■ SET EXERCISE
Starting at the top of the listing, extract every line up to and including the one with "minimum width=257pt, minimum". Pictures stay out of the copy.

■ MATERIAL PROVIDED
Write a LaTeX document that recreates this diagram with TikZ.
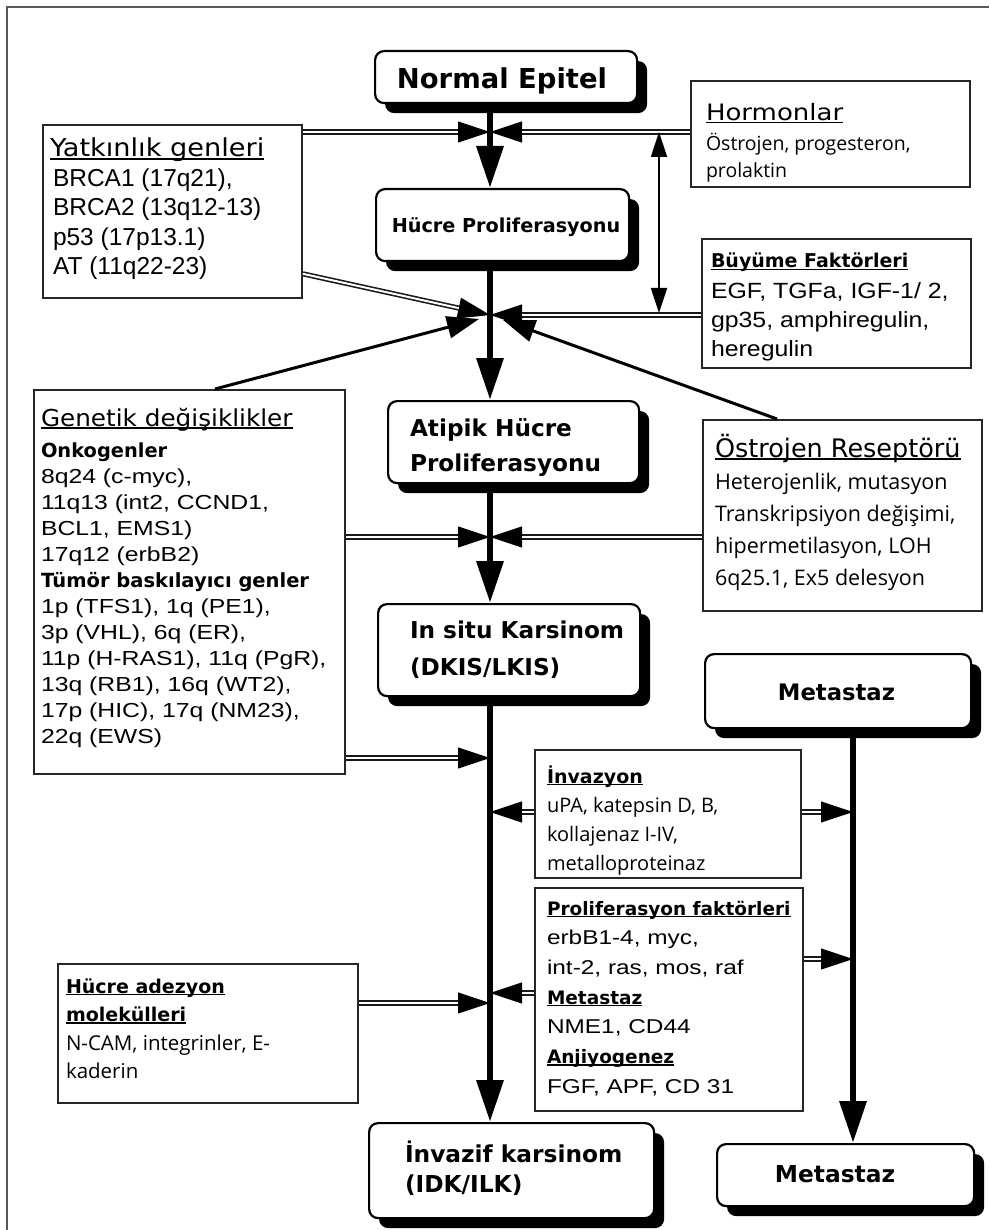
\documentclass[tikz,border=0pt]{standalone}
\usepackage{fontspec}
\usepackage{graphicx}
\usetikzlibrary{arrows.meta,shadows,calc}
\newfontfamily\luc{DejaVu Sans}
\newfontfamily\ari{Liberation Sans}
\newfontfamily\seg{Open Sans}
\newlength\ulw
\newcommand\ul[1]{\settowidth\ulw{#1}\rlap{\rule[-0.11em]{\ulw}{0.065em}}#1}
\newcommand\sx[2]{\scalebox{#1}[1]{#2}}
\newcommand\blk[2]{{#1\begin{tabular}[t]{@{}l@{}}#2\end{tabular}}}
\newcommand\bt[2]{{\luc\bfseries\fontsize{#1}{#1}\selectfont\ul{#2}}}
\newcommand\rt[3]{{\luc\fontsize{#1}{#1}\selectfont\sx{#2}{\ul{#3}}}}
\newcommand\dbla[2]{\draw[headarr] #1 -- #2; \draw[dbl, shorten >=32pt] #1 -- #2;}
\begin{document}
\begin{tikzpicture}[x=1pt,y=-1pt,
  mbox/.style={draw=black, line width=2.2pt, rounded corners=9pt, fill=white,
    drop shadow={shadow xshift=10pt, shadow yshift=-10pt, opacity=1, fill=black},
    anchor=north west, inner sep=0pt},
  rbox/.style={draw=black!85, line width=1.8pt, fill=white, anchor=north west, inner sep=0pt},
  txt/.style={anchor=base west, inner sep=0pt, outer sep=0pt},
  ctxt/.style={anchor=base, inner sep=0pt, outer sep=0pt},
  mainarr/.style={line width=6.5pt, -{Triangle[length=42pt,width=26pt]}},
  headarr/.style={line width=1pt, -{Triangle[length=32pt,width=21pt]}},
  dbl/.style={draw=black!90, line width=1.6pt, double=white, double distance=2pt},
  thickarr/.style={line width=3pt, -{Triangle[length=32pt,width=22pt]}},
  vdarr/.style={line width=1.8pt, {Triangle[length=25pt,width=16pt]}-{Triangle[length=25pt,width=16pt]}}
]
\fill[white] (0,0) rectangle (989,1230);
\useasboundingbox (0,0) rectangle (989,1230);
\draw[black!65, line width=1.5pt] (7,1230) -- (7,7) -- (989,7);

% main rounded boxes
\node[mbox, minimum width=262pt, minimum height=52pt] (epitel) at (374,50) {};
\node[mbox, minimum width=253pt, minimum height=72pt] (hucre) at (375,188) {};
\node[mbox, minimum width=251pt, minimum height=82pt] (atipik) at (387,400) {};
\node[mbox, minimum width=262pt, minimum height=92pt] (insitu) at (377,603) {};
\node[mbox, minimum width=266pt, minimum height=74pt] (met1) at (704,653) {};
\node[mbox, minimum width=285pt, minimum height=95pt] (invazif) at (368,1122) {};
\node[mbox, minimum width=257pt, minimum height=62pt] (met2) at (716,1143) {};

% rectangular boxes
\node[rbox, minimum width=259pt, minimum height=173pt] (yatkin) at (42,124) {};
\node[rbox, minimum width=279pt, minimum height=106pt] (hormon) at (690,80) {};
\node[rbox, minimum width=269pt, minimum height=129pt] (buyume) at (701,238) {};
\node[rbox, minimum width=311pt, minimum height=384pt] (genetik) at (33,389) {};
\node[rbox, minimum width=279pt, minimum height=191pt] (ostrojen) at (702,419) {};
\node[rbox, minimum width=266pt, minimum height=128pt] (invazyon) at (534,749) {};
\node[rbox, minimum width=268pt, minimum height=223pt] (prolif) at (534,887) {};
\node[rbox, minimum width=300pt, minimum height=139pt] (adezyon) at (57,963) {};

% crossing points
\coordinate (cA) at (490,132);
\coordinate (cB) at (490,315);
\coordinate (cBl) at (479,319);
\coordinate (cBr) at (503,320);
\coordinate (cC) at (490,537);
\coordinate (cD) at (490,758);
\coordinate (cE) at (490,812);
\coordinate (cE2) at (853,812);
\coordinate (cF) at (490,993);
\coordinate (cF2) at (490,1003);
\coordinate (cG) at (853,959);
\coordinate (xM) at (853,0);
\coordinate (hA) at (659,132);
\coordinate (hB) at (659,313);

% side connectors
\dbla{(yatkin.east |- cA)}{(cA)}
\dbla{(hormon.west |- cA)}{(cA)}
\dbla{(buyume.west |- cB)}{(cB)}
\dbla{($(yatkin.south east)+(0,-25)$)}{(cB)}
\draw[thickarr] ($(genetik.north west)+(182,0)$) -- (cBl);
\draw[thickarr] ($(ostrojen.north west)+(75,0)$) -- (cBr);
\draw[vdarr] (hA) -- (hB);
\dbla{(genetik.east |- cC)}{(cC)}
\dbla{(ostrojen.west |- cC)}{(cC)}
\dbla{(genetik.east |- cD)}{(cD)}
\dbla{(invazyon.west |- cE)}{(cE)}
\dbla{(invazyon.east |- cE2)}{(cE2)}
\dbla{(prolif.west |- cF)}{(cF)}
\dbla{(adezyon.east |- cF2)}{(cF2)}
\dbla{(prolif.east |- cG)}{(cG)}

% main flow
\draw[mainarr] (epitel.south -| cA) -- (hucre.north -| cA);
\draw[mainarr] (hucre.south -| cA) -- (atipik.north -| cA);
\draw[mainarr] (atipik.south -| cA) -- (insitu.north -| cA);
\draw[mainarr] (insitu.south -| cA) -- (invazif.north -| cA);
\draw[mainarr] (met1.south -| xM) -- (met2.north -| xM);

% main box texts
\node[ctxt] (epitelT) at (502,89) {\luc\bfseries\fontsize{27.4}{30}\selectfont Normal Epitel};
\node[ctxt] (hucreT) at (506,233) {\luc\bfseries\fontsize{19.2}{22}\selectfont Hücre Proliferasyonu};
\node[txt] (atipikT) at (410,436) {\blk{\luc\bfseries\fontsize{23.2}{35}\selectfont}{Atipik Hücre\\Proliferasyonu}};
\node[txt] (insituT) at (410,638) {\blk{\luc\bfseries\fontsize{23.2}{37}\selectfont}{In situ Karsinom\\(DKIS/LKIS)}};
\node[ctxt] (met1T) at (836.5,700) {\luc\bfseries\fontsize{22.7}{26}\selectfont Metastaz};
\node[txt] (invazifT) at (405,1162) {\blk{\luc\bfseries\fontsize{23.3}{30}\selectfont}{İnvazif karsinom\\(IDK/ILK)}};
\node[ctxt] (met2T) at (835,1182) {\luc\bfseries\fontsize{23.3}{26}\selectfont Metastaz};

% box texts
\node[txt] (yatkinT) at (50,157) {\blk{\ari\fontsize{24.5}{29.5}\selectfont}{\rt{24.7}{1.1}{Yatkınlık genleri}\\
 \hspace{3pt}BRCA1 (17q21),\\ \hspace{3pt}BRCA2 (13q12-13)\\ \hspace{3pt}p53 (17p13.1)\\ \hspace{3pt}AT (11q22-23)}};
\node[txt] (hormonT) at (706,121) {\blk{\seg\fontsize{19.5}{27}\selectfont}{\rt{22.6}{1.15}{Hormonlar}\\[3pt]
 Östrojen, progesteron,\\ prolaktin}};
\node[txt] (buyumeT) at (711,268) {\blk{\ari\fontsize{22}{29}\selectfont}{\bt{19}{Büyüme Faktörleri}\\[2pt]
 \sx{1.13}{EGF, TGFa, IGF-1/ 2,}\\ \sx{1.13}{gp35, amphiregulin,}\\ \sx{1.13}{heregulin}}};
\node[txt] (genetikT) at (41,426) {\blk{\ari\fontsize{20.3}{26}\selectfont}{\rt{23.3}{1.06}{Genetik değişiklikler}\\[5pt]
 {\luc\bfseries\fontsize{19.4}{19.4}\selectfont Onkogenler}\\
 \sx{1.22}{8q24 (c-myc),}\\
 \sx{1.22}{11q13 (int2, CCND1,}\\
 \sx{1.22}{BCL1, EMS1)}\\
 \sx{1.22}{17q12 (erbB2)}\\
 {\luc\bfseries\fontsize{19.5}{19.5}\selectfont Tümör baskılayıcı genler}\\
 \sx{1.22}{1p (TFS1), 1q (PE1),}\\
 \sx{1.22}{3p (VHL), 6q (ER),}\\
 \sx{1.22}{11p (H-RAS1), 11q (PgR),}\\
 \sx{1.22}{13q (RB1), 16q (WT2),}\\
 \sx{1.22}{17p (HIC), 17q (NM23),}\\
 \sx{1.22}{22q (EWS)}}};
\node[txt] (ostrojenT) at (715,457) {\blk{\seg\fontsize{21.5}{32}\selectfont}{\rt{25.5}{1}{Östrojen Reseptörü}\\
 Heterojenlik, mutasyon\\ Transkripsiyon değişimi,\\ hipermetilasyon, LOH\\ 6q25.1, Ex5 delesyon}};
\node[txt] (invazyonT) at (547,783) {\blk{\seg\fontsize{20}{29}\selectfont}{\bt{19}{İnvazyon}\\
 uPA, katepsin D, B,\\ kollajenaz I-IV,\\ metalloproteinaz}};
\node[txt] (prolifT) at (547,915) {\blk{\ari\fontsize{20}{29.7}\selectfont}{\bt{18.5}{Proliferasyon faktörleri}\\
 \sx{1.22}{erbB1-4, myc,}\\ \sx{1.22}{int-2, ras, mos, raf}\\ \bt{18.5}{Metastaz}\\
 \sx{1.22}{NME1, CD44}\\ \bt{18.5}{Anjiyogenez}\\ \sx{1.22}{FGF, APF, CD 31}}};
\node[txt] (adezyonT) at (66,993) {\blk{\seg\fontsize{20.5}{28.5}\selectfont}{\bt{19}{Hücre adezyon}\\
 \bt{19}{molekülleri}\\ N-CAM, integrinler, E-\\ kaderin}};
\end{tikzpicture}
\end{document}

■ TASK SOLUTION
Write a LaTeX document that recreates this diagram with TikZ.
\documentclass[tikz,border=0pt]{standalone}
\usepackage{fontspec}
\usepackage{graphicx}
\usetikzlibrary{arrows.meta,shadows,calc}
\newfontfamily\luc{DejaVu Sans}
\newfontfamily\ari{Liberation Sans}
\newfontfamily\seg{Open Sans}
\newlength\ulw
\newcommand\ul[1]{\settowidth\ulw{#1}\rlap{\rule[-0.11em]{\ulw}{0.065em}}#1}
\newcommand\sx[2]{\scalebox{#1}[1]{#2}}
\newcommand\blk[2]{{#1\begin{tabular}[t]{@{}l@{}}#2\end{tabular}}}
\newcommand\bt[2]{{\luc\bfseries\fontsize{#1}{#1}\selectfont\ul{#2}}}
\newcommand\rt[3]{{\luc\fontsize{#1}{#1}\selectfont\sx{#2}{\ul{#3}}}}
\newcommand\dbla[2]{\draw[headarr] #1 -- #2; \draw[dbl, shorten >=32pt] #1 -- #2;}
\begin{document}
\begin{tikzpicture}[x=1pt,y=-1pt,
  mbox/.style={draw=black, line width=2.2pt, rounded corners=9pt, fill=white,
    drop shadow={shadow xshift=10pt, shadow yshift=-10pt, opacity=1, fill=black},
    anchor=north west, inner sep=0pt},
  rbox/.style={draw=black!85, line width=1.8pt, fill=white, anchor=north west, inner sep=0pt},
  txt/.style={anchor=base west, inner sep=0pt, outer sep=0pt},
  ctxt/.style={anchor=base, inner sep=0pt, outer sep=0pt},
  mainarr/.style={line width=6.5pt, -{Triangle[length=42pt,width=26pt]}},
  headarr/.style={line width=1pt, -{Triangle[length=32pt,width=21pt]}},
  dbl/.style={draw=black!90, line width=1.6pt, double=white, double distance=2pt},
  thickarr/.style={line width=3pt, -{Triangle[length=32pt,width=22pt]}},
  vdarr/.style={line width=1.8pt, {Triangle[length=25pt,width=16pt]}-{Triangle[length=25pt,width=16pt]}}
]
\fill[white] (0,0) rectangle (989,1230);
\useasboundingbox (0,0) rectangle (989,1230);
\draw[black!65, line width=1.5pt] (7,1230) -- (7,7) -- (989,7);

% main rounded boxes
\node[mbox, minimum width=262pt, minimum height=52pt] (epitel) at (374,50) {};
\node[mbox, minimum width=253pt, minimum height=72pt] (hucre) at (375,188) {};
\node[mbox, minimum width=251pt, minimum height=82pt] (atipik) at (387,400) {};
\node[mbox, minimum width=262pt, minimum height=92pt] (insitu) at (377,603) {};
\node[mbox, minimum width=266pt, minimum height=74pt] (met1) at (704,653) {};
\node[mbox, minimum width=285pt, minimum height=95pt] (invazif) at (368,1122) {};
\node[mbox, minimum width=257pt, minimum height=62pt] (met2) at (716,1143) {};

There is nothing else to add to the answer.